Go-ipfs: [community contribution] Remove `UnixfsNode` from the trickle builder

Created on 18 Jun 2018  路  23Comments  路  Source: ipfs/go-ipfs

Community contribution opportunity

Area: IPFS files.
Estimated time: 10-20 hours (depends on previous knowledge of the Files API).
Difficulty: Moderate, this is not a good first issue, but the problem has already been solved in another part of the code base, so it's not an open-ended question, it has a clear template to apply.
What you can learn: interaction with files in IPFS, how is a DAG constructed, how is a file formatted inside the DAG, DAG and UnixFS layers.
Mentor: @schomatis (meaning I commit to guide the contributor throughout the entire resolution of this issue answering any question he/she may have).

P3 dihard help wanted topifiles topitechnical debt

Most helpful comment

@schomatis Thanks for your above method. After read the code, I found the issue is NewLeafNode default to TFile. I should add pb.Data_DataType to it and then specified the TRaw for the leaf node of trickle. I could add the trickle node correctly and go test for importer/trickle and importer/balanced is passed. I current patches:
dag: add data type in NewLeafDataNode
dag: remote unixfs node in Layout of trickledag

All 23 comments

The UnixfsNode structure is being removed from the balanced builder in https://github.com/ipfs/go-ipfs/pull/5118 (see https://github.com/ipfs/go-ipfs/issues/5106 for background). The same task can be done for the trickle DAG builder to be able to completely eliminate the UnixfsNode structure from the code base.

This isn't a trivial task but has already been solved for the balanced case, and most of the necessary functions and structures have already been created, they just need to be applied in the trickle case replacing the analogous UnixfsNode-related functions.

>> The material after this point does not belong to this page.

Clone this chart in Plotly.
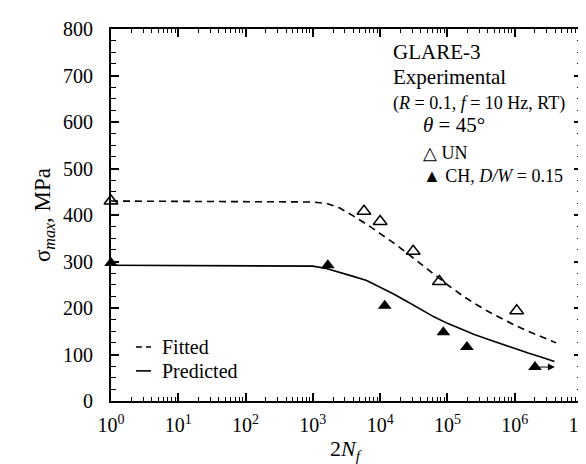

The most challenging part is understanding the implementation differences between the balanced and trickle builders (conceptually they are very similar) to check if there is a need to include some more functions to completely replace UnixfsNode, especially in the append family of functions which are not present in the balanced case.


I'm not taking this on myself because it does take time and careful analysis to get this right and there's much more to be done in the Files API milestone; the trickle builder is used in only a minor part of the code, so there's no rush here. Also not adding it to the milestone as its main objective is to clarify how Unix files work in IPFS and that is accomplished through the balanced case, the trickle won't add much more new information to the user. Personally I've learned (and suffered) a lot from studying this part of the code base so I think this is a great opportunity for a (relatively) new IPFS developer who wants to dig deeper into the code (and hopefully the suffering part will be diminished with the work done on the milestone).

I have not been following this discussion 100% but this is something I could probably do if it wanted.

@whyrusleeping what are your thoughts on this (if they are expressed elsewhere I apologize, like I said I have not really been following this discussion very carefully).

Hey @kevina, thanks for volunteering but I created this issue as an opportunity to provide some training to a new IPFS developer (you actually have much more experience than me on this part of the code) so if you don't mind I'd rather have someone more inexperienced take this.

@schomatis okay, I am always looking for straightforward tasks to do that don't require a lot of back and forth with other developers and this looks like it was a good fit which is why I volunteered, but I can leave it for someone else.

I am always looking for straightforward tasks to do that don't require a lot of back and forth with other developers

Good to know, I could use your help with some of the issues of the Files API milestone that actually aren't beginner friendly and would fit someone with your experience.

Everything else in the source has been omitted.